LakieR-LOVE perełki


Dzisiaj postanowiłam podzielić się moimi ulubionymi kolorami. I jest to na tyle niezwykłe, że nie przepadam za lakierami z Kiko oraz Inglota. A o nich będzie mowa. Warto czasem przełamać swoja rogatą duszę :D


Prezentację rozpoczyna Kiko Sugar Mat Strawberry Pink & Sea Blue


Moja fascynacja lakierami z piaskowym wykończeniem zaczęła się od Kiko serii Sugar Mat oraz Zoya Pixie Dust. Pierwsze kolory: Kiko Sugar Mat 646 Black & Zoya Pixie Dust Chyna Wtedy jeszcze nie wiedziałam, czy zwiąże się z nimi na stałe ;) i dokupiłam kolejne dwa z Kiko, które chcę pokazać dzisiaj. W międzyczasie przepadłam jeszcze dla OPI Alcatraz...Rocks i jak na razie ta skromna gromadka zaspokaja moje potrzeby. Może z czasem dokupię jeszcze coś nowego z oferty Zoya, ponieważ Sugar Mat niebawem dobije dna. Tak, to były/są lakiery które noszę dość często. Nie są idealne, lecz wyróżniają się pośród innych marek kolorem. Strawberry Pink jest przyjemniejszy w obsłudze, niby dwa kolory z jednej serii ale Sea Blue posiada mało sprężysty pędzelek a lakiery z czasem nieco gęstnieją. Dlatego też aplikacja nie zawsze bywa bezproblemowa.

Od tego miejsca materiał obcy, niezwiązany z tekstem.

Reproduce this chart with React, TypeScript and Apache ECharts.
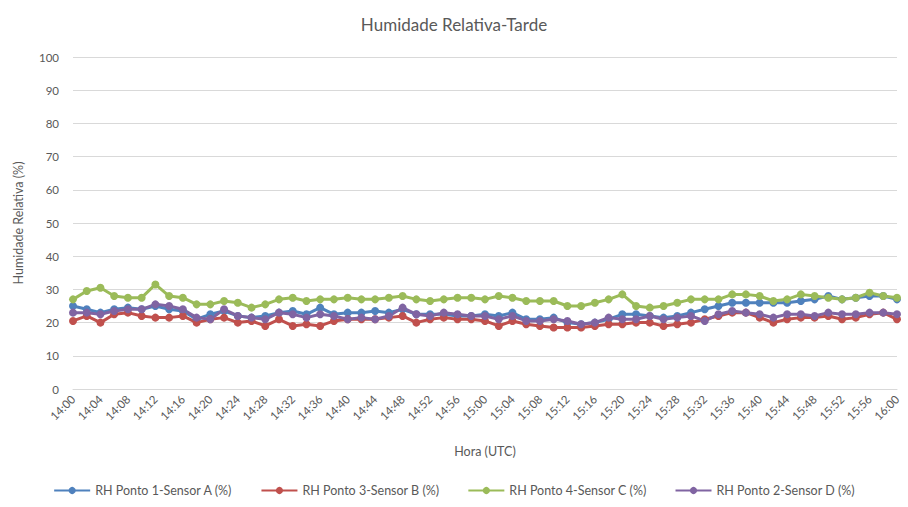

Piaski lubi się, albo nie. Mnie taki rodzaj wykończenia „kupuje” i nie zamierzam z nich rezygnować.

Inglot to temat rzeka, część oferty wywołuje u mnie natychmiastowy okrzyk na nie, a niektóre produkty oswoiłam dzięki kosmetykom wspomagającym. Z lakierami nie było mi po drodze, do czasu. W zeszłym roku kupiłam jedną sztukę z serii O2M #678, przypominający jagodowy koktajl. 

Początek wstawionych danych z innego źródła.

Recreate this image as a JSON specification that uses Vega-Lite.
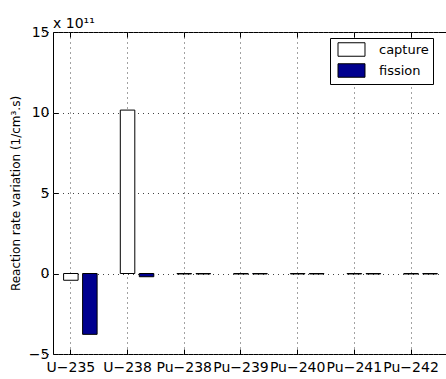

Bardzo lubię takie odcienie, sinofioletowe tony w zimnej tonacji, które pokazały wiele twarzy w zależności od światła. Bardzo chwalę sobie tę sztukę. 

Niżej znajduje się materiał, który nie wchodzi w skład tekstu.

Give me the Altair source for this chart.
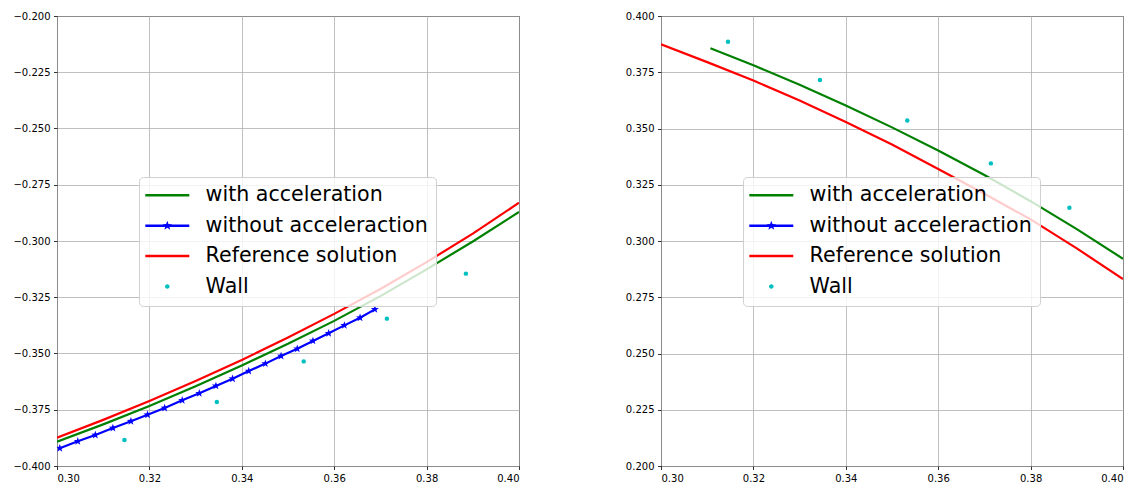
import math

import altair as alt
import pandas as pd

# ---- series labels and colours ----
SERIES = ["with acceleration", "without acceleraction", "Reference solution", "Wall"]
COLORS = ["#008000", "#0000ff", "#ff0000", "#00bfbf"]

# ---- lower branch (left panel) ----
ref_lo_x = [0.30, 0.31, 0.32, 0.33, 0.34, 0.35, 0.36, 0.37, 0.38, 0.39, 0.40]
ref_lo_y = [-0.3874, -0.3795, -0.3711, -0.3622, -0.3529, -0.3429, -0.3324, -0.3213, -0.3094, -0.2967, -0.2830]

acc_lo_x = [0.30, 0.31, 0.32, 0.33, 0.34, 0.35, 0.36, 0.37, 0.38, 0.39, 0.40]
acc_lo_y = [-0.3892, -0.3815, -0.3733, -0.3646, -0.3553, -0.3457, -0.3355, -0.3245, -0.3126, -0.3002, -0.2871]

noacc_lo_x = [0.3006, 0.3045, 0.3083, 0.3121, 0.3160, 0.3196, 0.3233, 0.3271, 0.3308, 0.3344,
              0.3380, 0.3415, 0.3451, 0.3485, 0.3520, 0.3554, 0.3588, 0.3622, 0.3656, 0.3688]
noacc_lo_y = [-0.3921, -0.3890, -0.3862, -0.3831, -0.3801, -0.3772, -0.3742, -0.3708, -0.3677, -0.3644,
              -0.3612, -0.3578, -0.3545, -0.3511, -0.3479, -0.3444, -0.3410, -0.3375, -0.3341, -0.3304]

wall_lo_x = [0.3146, 0.3346, 0.3534, 0.3714, 0.3885]
wall_lo_y = [-0.3884, -0.3716, -0.3535, -0.3345, -0.3145]

# ---- upper branch (right panel) ----
ref_up_x = [0.30, 0.31, 0.32, 0.33, 0.34, 0.35, 0.36, 0.37, 0.38, 0.39, 0.40]
ref_up_y = [0.3874, 0.3795, 0.3713, 0.3624, 0.3529, 0.3429, 0.3320, 0.3210, 0.3096, 0.2967, 0.2831]

acc_up_x = [0.3107, 0.32, 0.33, 0.34, 0.35, 0.36, 0.37, 0.38, 0.39, 0.40]
acc_up_y = [0.3857, 0.3781, 0.3694, 0.3602, 0.3505, 0.3402, 0.3293, 0.3177, 0.3053, 0.2921]

wall_up_x = [0.3145, 0.3344, 0.3533, 0.3714, 0.3884]
wall_up_y = [0.3886, 0.3716, 0.3536, 0.3345, 0.3148]

# ---- axis ticks ----
x_ticks = [0.30, 0.32, 0.34, 0.36, 0.38, 0.40]
y_ticks_lo = [-0.400, -0.375, -0.350, -0.325, -0.300, -0.275, -0.250, -0.225, -0.200]
y_ticks_up = [0.200, 0.225, 0.250, 0.275, 0.300, 0.325, 0.350, 0.375, 0.400]

FONT = "DejaVu Sans"


def star_path(cx, r_out, r_in):
    pts = []
    for i in range(10):
        r = r_out if i % 2 == 0 else r_in
        a = math.pi / 2 - i * math.pi / 5
        pts.append((cx + r * math.cos(a), -r * math.sin(a)))
    return "M" + "L".join(f"{px:.3f},{py:.3f}" for px, py in pts) + "Z"


# legend handles: a short line, a line with a star, a dot
handle_line = "M-2.4,-0.25H6.4V0.25H-2.4Z"
handle_star = handle_line + star_path(2.0, 1.0, 0.4)
handle_dot = "M1.55,0A0.45,0.45 0 1,0 2.45,0A0.45,0.45 0 1,0 1.55,0Z"
LEGEND_SHAPES = [handle_line, handle_star, handle_line, handle_dot]

MARKER_STAR = star_path(0, 1.0, 0.4)

legend_def = alt.Legend(
    title=None,
    orient="none",
    legendX=82,
    legendY=161,
    padding=8,
    fillColor="rgba(255,255,255,0.8)",
    strokeColor="#d0d0d0",
    cornerRadius=4,
    labelFont=FONT,
    labelFontSize=20.6,
    labelColor="#000000",
    labelLimit=400,
    labelOffset=38,
    symbolSize=100,
    symbolStrokeWidth=0,
    symbolOpacity=1,
    rowPadding=9.4,
)


def panel(ref_x, ref_y, acc_x, acc_y, wall_x, wall_y, y_ticks, y_dom, noacc=None):
    xs = alt.Scale(domain=[0.30, 0.40], nice=False, zero=False)
    ys = alt.Scale(domain=y_dom, nice=False, zero=False)
    xa = alt.Axis(values=x_ticks, format=".2f", title=None)
    ya = alt.Axis(values=y_ticks, format=".3f", title=None)

    def enc(ch):
        return ch.encode(x=alt.X("x:Q", scale=xs, axis=xa), y=alt.Y("y:Q", scale=ys, axis=ya))

    layers = []
    acc_df = pd.DataFrame({"x": acc_x, "y": acc_y})
    layers.append(enc(alt.Chart(acc_df).mark_line(color=COLORS[0], strokeWidth=2.2, clip=True)))
    if noacc is not None:
        nx, ny = noacc
        nd = pd.DataFrame({"x": nx, "y": ny})
        layers.append(enc(alt.Chart(nd).mark_line(color=COLORS[1], strokeWidth=2.2, clip=True)))
        layers.append(enc(alt.Chart(nd).mark_point(shape=MARKER_STAR, filled=True, size=72,
                                                   color=COLORS[1], opacity=1, clip=True)))
    ref_df = pd.DataFrame({"x": ref_x, "y": ref_y})
    layers.append(enc(alt.Chart(ref_df).mark_line(color=COLORS[2], strokeWidth=2.2, clip=True)))
    wall_df = pd.DataFrame({"x": wall_x, "y": wall_y})
    layers.append(enc(alt.Chart(wall_df).mark_point(shape="circle", filled=True, size=20,
                                                    color=COLORS[3], opacity=1, clip=True)))

    # legend entries
    leg_df = pd.DataFrame({"series": SERIES})
    layers.append(
        alt.Chart(leg_df).mark_point(filled=True, opacity=0).encode(
            color=alt.Color("series:N", scale=alt.Scale(domain=SERIES, range=COLORS), legend=legend_def),
            shape=alt.Shape("series:N", scale=alt.Scale(domain=SERIES, range=LEGEND_SHAPES), legend=legend_def),
        )
    )
    return alt.layer(*layers).properties(width=462, height=450)


left = panel(ref_lo_x, ref_lo_y, acc_lo_x, acc_lo_y, wall_lo_x, wall_lo_y,
             y_ticks_lo, [-0.400, -0.200], noacc=(noacc_lo_x, noacc_lo_y))
right = panel(ref_up_x, ref_up_y, acc_up_x, acc_up_y, wall_up_x, wall_up_y,
              y_ticks_up, [0.200, 0.400])

chart = (
    alt.hconcat(left, right, spacing=104)
    .resolve_scale(color="independent", shape="independent")
    .resolve_legend(color="independent", shape="independent")
    .properties(padding={"left": 12, "top": 10, "right": 0, "bottom": 5}, background="white")
    .configure_view(stroke="#000000", strokeWidth=1)
    .configure_axis(
        grid=True,
        gridColor="#b0b0b0",
        gridWidth=0.8,
        domain=False,
        tickColor="#000000",
        tickWidth=0.8,
        tickSize=3.5,
        labelPadding=3.5,
        labelFont=FONT,
        labelFontSize=10,
        labelColor="#000000",
    )
)

chart.save("out.html", embed_options={"renderer": "svg", "actions": False})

Wygodny pędzelek, udana formuła lakieru, szybki czas schnięcia. Na zdjęciach użyty tradycyjnie z Seche Vite, choć nosiłam go bez niego.


Mam ochotę na jeszcze jeden kolor z tej serii, ktoś poleci coś w stylu vampy lub czegoś optymistycznego? :)

Macie godne polecenia lakieR-LOVE perełki? Dajcie znać :)

Pozdrawiam :)



Brak komentarzy:

Prześlij komentarz

Entuzjastka świadomej i skutecznej pielęgnacji. Działająca niekomercyjne i hobbystycznie. Jest to jedna z moich stref relaksu :) Poznaj mój świat określany przez potrzeby skóry/rosacea w remisji. Od dawna nie gonię kosmetycznego króliczka, nie testuję TYLKO sprawdzam i
dopasowuję poszczególne elementy, by całość była spójna.
1001 Pasji, to wiele stron jednej kobiety <3
#freefromPR

Dziękuję za wszystkie Wasze komentarze, każdy z nich sprawia że TO miejsce ożywa dzięki WAM!
Jeżeli jeśli chcesz zaprosić mnie na swoją stronę, nie wklejaj linków w komentarzach. W wolnej chwili zajrzę z chęcią do Ciebie :)
Zastrzegam sobie prawo do usunięcia reklamowych postów, które zostaną zamieszczone bez mojej zgody.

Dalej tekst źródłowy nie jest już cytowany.